__Information shown__
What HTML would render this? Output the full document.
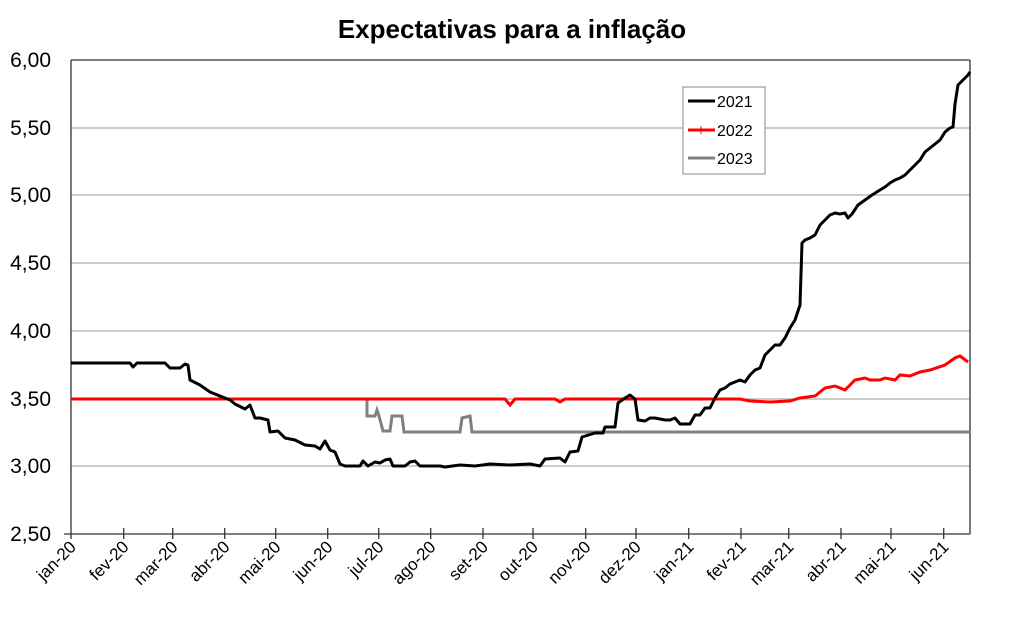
<!DOCTYPE html>
<html><head><meta charset="utf-8"><style>body{margin:0;background:#fff}svg{display:block}</style></head><body>
<svg width="1024" height="638" xmlns="http://www.w3.org/2000/svg" font-family="Liberation Sans, Arial, sans-serif">
<rect width="1024" height="638" fill="#fff"/>
<text x="512" y="38" text-anchor="middle" font-size="26" font-weight="bold">Expectativas para a inflação</text>
<g stroke="#999" stroke-width="1">
<line x1="71" y1="60" x2="970" y2="60"/><line x1="71" y1="128" x2="970" y2="128"/><line x1="71" y1="195" x2="970" y2="195"/><line x1="71" y1="263" x2="970" y2="263"/><line x1="71" y1="331" x2="970" y2="331"/><line x1="71" y1="399" x2="970" y2="399"/><line x1="71" y1="466" x2="970" y2="466"/>
</g>
<g stroke="#333" stroke-width="1.3" fill="none">
<line x1="71" y1="60" x2="71" y2="534"/><line x1="970" y1="60" x2="970" y2="534"/><line x1="64" y1="534" x2="970" y2="534"/>
<line x1="71" y1="60" x2="970" y2="60"/>
</g>
<g font-size="21" text-anchor="end">
<text x="51" y="67">6,00</text><text x="51" y="135">5,50</text><text x="51" y="202">5,00</text><text x="51" y="270">4,50</text><text x="51" y="338">4,00</text><text x="51" y="406">3,50</text><text x="51" y="473">3,00</text><text x="51" y="541">2,50</text>
</g>
<g stroke="#333" stroke-width="1.3">
<line x1="71" y1="534" x2="71" y2="539"/><line x1="123.7" y1="528" x2="123.7" y2="539"/><line x1="172.7" y1="528" x2="172.7" y2="539"/><line x1="224.7" y1="528" x2="224.7" y2="539"/><line x1="275.7" y1="528" x2="275.7" y2="539"/><line x1="327.7" y1="528" x2="327.7" y2="539"/><line x1="378.7" y1="528" x2="378.7" y2="539"/><line x1="430.7" y1="528" x2="430.7" y2="539"/><line x1="483" y1="528" x2="483" y2="539"/><line x1="533" y1="528" x2="533" y2="539"/><line x1="585.7" y1="528" x2="585.7" y2="539"/><line x1="636" y1="528" x2="636" y2="539"/><line x1="688.7" y1="528" x2="688.7" y2="539"/><line x1="741" y1="528" x2="741" y2="539"/><line x1="788.7" y1="528" x2="788.7" y2="539"/><line x1="841" y1="528" x2="841" y2="539"/><line x1="891" y1="528" x2="891" y2="539"/><line x1="943.7" y1="528" x2="943.7" y2="539"/>
</g>
<g font-size="17" text-anchor="end">
<text transform="translate(77,548) rotate(-45)">jan-20</text>
<text transform="translate(129.7,548) rotate(-45)">fev-20</text>
<text transform="translate(178.7,548) rotate(-45)">mar-20</text>
<text transform="translate(230.7,548) rotate(-45)">abr-20</text>
<text transform="translate(281.7,548) rotate(-45)">mai-20</text>
<text transform="translate(333.7,548) rotate(-45)">jun-20</text>
<text transform="translate(384.7,548) rotate(-45)">jul-20</text>
<text transform="translate(436.7,548) rotate(-45)">ago-20</text>
<text transform="translate(489,548) rotate(-45)">set-20</text>
<text transform="translate(539,548) rotate(-45)">out-20</text>
<text transform="translate(591.7,548) rotate(-45)">nov-20</text>
<text transform="translate(642,548) rotate(-45)">dez-20</text>
<text transform="translate(694.7,548) rotate(-45)">jan-21</text>
<text transform="translate(747,548) rotate(-45)">fev-21</text>
<text transform="translate(794.7,548) rotate(-45)">mar-21</text>
<text transform="translate(847,548) rotate(-45)">abr-21</text>
<text transform="translate(897,548) rotate(-45)">mai-21</text>
<text transform="translate(949.7,548) rotate(-45)">jun-21</text>
</g>
<polyline fill="none" stroke="#808080" stroke-width="3" points="71,399 367,399 367,416 375,416 377,410 379,416 383,431 390,431 392,416 402,416 404,432 460,432 462,418 470,416 472,432 970,432"/>
<polyline fill="none" stroke="#ff0000" stroke-width="3" points="71,399 505,399 510,405 515,399 555,399 560,402 565,399 740,399 750,401 770,402 790,401 800,398 815,396 825,388 835,386 845,390 855,380 865,378 870,380 880,380 885,378 895,380 900,375 910,376 920,372 930,370 945,365 955,358 960,356 968,362"/>
<polyline fill="none" stroke="#000" stroke-width="3" stroke-linejoin="round" points="71,363 130,363 133,367 137,363 165,363 170,368 180,368 185,364 188,365 190,380 200,385 210,392 220,396 230,400 235,404 245,409 250,405 255,418 260,418 268,420 270,432 278,431 285,438 295,440 305,445 315,446 320,449 325,441 330,450 335,452 340,464 345,466 360,466 363,461 368,466 375,462 380,463 385,460 390,459 393,466 405,466 410,462 415,461 420,466 440,466 445,467 460,465 475,466 490,464 510,465 530,464 540,466 545,459 560,458 565,462 570,452 578,451 582,437 595,433 603,433 605,427 615,427 618,403 625,398 630,395 635,399 638,420 645,421 650,418 655,418 665,420 670,420 675,418 680,424 690,424 695,415 700,415 705,408 710,408 715,398 720,390 725,388 730,384 740,380 745,382 750,375 755,370 760,368 765,355 770,350 775,345 780,345 785,338 790,328 795,320 800,305 802,243 805,240 810,238 815,235 820,225 825,220 830,215 835,213 840,214 845,213 848,218 852,214 858,205 865,200 872,195 880,190 885,187 890,183 895,180 900,178 905,175 910,170 915,165 920,160 925,152 930,148 940,140 945,132 950,128 953,127 955,104 958,85 965,78 968,75 970,72"/>
<rect x="683" y="87" width="82" height="87" fill="#fff" stroke="#888" stroke-width="1"/>
<g stroke-width="3">
<line x1="688" y1="101" x2="715" y2="101" stroke="#000"/>
<line x1="688" y1="130" x2="715" y2="130" stroke="#f00"/><line x1="701" y1="126" x2="701" y2="134" stroke="#f00" stroke-width="1"/>
<line x1="688" y1="158" x2="715" y2="158" stroke="#808080"/>
</g>
<g font-size="16"><text x="717" y="107">2021</text><text x="717" y="136">2022</text><text x="717" y="164">2023</text></g>
</svg>
</body></html>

__Your objective__
What is needed is an exact reproduction of the data, pictures excluded.

__Problem solution__
What HTML would render this? Output the full document.
<!DOCTYPE html>
<html><head><meta charset="utf-8"><style>body{margin:0;background:#fff}svg{display:block}</style></head><body>
<svg width="1024" height="638" xmlns="http://www.w3.org/2000/svg" font-family="Liberation Sans, Arial, sans-serif">
<rect width="1024" height="638" fill="#fff"/>
<text x="512" y="38" text-anchor="middle" font-size="26" font-weight="bold">Expectativas para a inflação</text>
<g stroke="#999" stroke-width="1">
<line x1="71" y1="60" x2="970" y2="60"/><line x1="71" y1="128" x2="970" y2="128"/><line x1="71" y1="195" x2="970" y2="195"/><line x1="71" y1="263" x2="970" y2="263"/><line x1="71" y1="331" x2="970" y2="331"/><line x1="71" y1="399" x2="970" y2="399"/><line x1="71" y1="466" x2="970" y2="466"/>
</g>
<g stroke="#333" stroke-width="1.3" fill="none">
<line x1="71" y1="60" x2="71" y2="534"/><line x1="970" y1="60" x2="970" y2="534"/><line x1="64" y1="534" x2="970" y2="534"/>
<line x1="71" y1="60" x2="970" y2="60"/>
</g>
<g font-size="21" text-anchor="end">
<text x="51" y="67">6,00</text><text x="51" y="135">5,50</text><text x="51" y="202">5,00</text><text x="51" y="270">4,50</text><text x="51" y="338">4,00</text><text x="51" y="406">3,50</text><text x="51" y="473">3,00</text><text x="51" y="541">2,50</text>
</g>
<g stroke="#333" stroke-width="1.3">
<line x1="71" y1="534" x2="71" y2="539"/><line x1="123.7" y1="528" x2="123.7" y2="539"/><line x1="172.7" y1="528" x2="172.7" y2="539"/><line x1="224.7" y1="528" x2="224.7" y2="539"/><line x1="275.7" y1="528" x2="275.7" y2="539"/><line x1="327.7" y1="528" x2="327.7" y2="539"/><line x1="378.7" y1="528" x2="378.7" y2="539"/><line x1="430.7" y1="528" x2="430.7" y2="539"/><line x1="483" y1="528" x2="483" y2="539"/><line x1="533" y1="528" x2="533" y2="539"/><line x1="585.7" y1="528" x2="585.7" y2="539"/><line x1="636" y1="528" x2="636" y2="539"/><line x1="688.7" y1="528" x2="688.7" y2="539"/><line x1="741" y1="528" x2="741" y2="539"/><line x1="788.7" y1="528" x2="788.7" y2="539"/><line x1="841" y1="528" x2="841" y2="539"/><line x1="891" y1="528" x2="891" y2="539"/><line x1="943.7" y1="528" x2="943.7" y2="539"/>
</g>
<g font-size="17" text-anchor="end">
<text transform="translate(77,548) rotate(-45)">jan-20</text>
<text transform="translate(129.7,548) rotate(-45)">fev-20</text>
<text transform="translate(178.7,548) rotate(-45)">mar-20</text>
<text transform="translate(230.7,548) rotate(-45)">abr-20</text>
<text transform="translate(281.7,548) rotate(-45)">mai-20</text>
<text transform="translate(333.7,548) rotate(-45)">jun-20</text>
<text transform="translate(384.7,548) rotate(-45)">jul-20</text>
<text transform="translate(436.7,548) rotate(-45)">ago-20</text>
<text transform="translate(489,548) rotate(-45)">set-20</text>
<text transform="translate(539,548) rotate(-45)">out-20</text>
<text transform="translate(591.7,548) rotate(-45)">nov-20</text>
<text transform="translate(642,548) rotate(-45)">dez-20</text>
<text transform="translate(694.7,548) rotate(-45)">jan-21</text>
<text transform="translate(747,548) rotate(-45)">fev-21</text>
<text transform="translate(794.7,548) rotate(-45)">mar-21</text>
<text transform="translate(847,548) rotate(-45)">abr-21</text>
<text transform="translate(897,548) rotate(-45)">mai-21</text>
<text transform="translate(949.7,548) rotate(-45)">jun-21</text>
</g>
<polyline fill="none" stroke="#808080" stroke-width="3" points="71,399 367,399 367,416 375,416 377,410 379,416 383,431 390,431 392,416 402,416 404,432 460,432 462,418 470,416 472,432 970,432"/>
<polyline fill="none" stroke="#ff0000" stroke-width="3" points="71,399 505,399 510,405 515,399 555,399 560,402 565,399 740,399 750,401 770,402 790,401 800,398 815,396 825,388 835,386 845,390 855,380 865,378 870,380 880,380 885,378 895,380 900,375 910,376 920,372 930,370 945,365 955,358 960,356 968,362"/>
<polyline fill="none" stroke="#000" stroke-width="3" stroke-linejoin="round" points="71,363 130,363 133,367 137,363 165,363 170,368 180,368 185,364 188,365 190,380 200,385 210,392 220,396 230,400 235,404 245,409 250,405 255,418 260,418 268,420 270,432 278,431 285,438 295,440 305,445 315,446 320,449 325,441 330,450 335,452 340,464 345,466 360,466 363,461 368,466 375,462 380,463 385,460 390,459 393,466 405,466 410,462 415,461 420,466 440,466 445,467 460,465 475,466 490,464 510,465 530,464 540,466 545,459 560,458 565,462 570,452 578,451 582,437 595,433 603,433 605,427 615,427 618,403 625,398 630,395 635,399 638,420 645,421 650,418 655,418 665,420 670,420 675,418 680,424 690,424 695,415 700,415 705,408 710,408 715,398 720,390 725,388 730,384 740,380 745,382 750,375 755,370 760,368 765,355 770,350 775,345 780,345 785,338 790,328 795,320 800,305 802,243 805,240 810,238 815,235 820,225 825,220 830,215 835,213 840,214 845,213 848,218 852,214 858,205 865,200 872,195 880,190 885,187 890,183 895,180 900,178 905,175 910,170 915,165 920,160 925,152 930,148 940,140 945,132 950,128 953,127 955,104 958,85 965,78 968,75 970,72"/>
<rect x="683" y="87" width="82" height="87" fill="#fff" stroke="#888" stroke-width="1"/>
<g stroke-width="3">
<line x1="688" y1="101" x2="715" y2="101" stroke="#000"/>
<line x1="688" y1="130" x2="715" y2="130" stroke="#f00"/><line x1="701" y1="126" x2="701" y2="134" stroke="#f00" stroke-width="1"/>
<line x1="688" y1="158" x2="715" y2="158" stroke="#808080"/>
</g>
<g font-size="16"><text x="717" y="107">2021</text><text x="717" y="136">2022</text><text x="717" y="164">2023</text></g>
</svg>
</body></html>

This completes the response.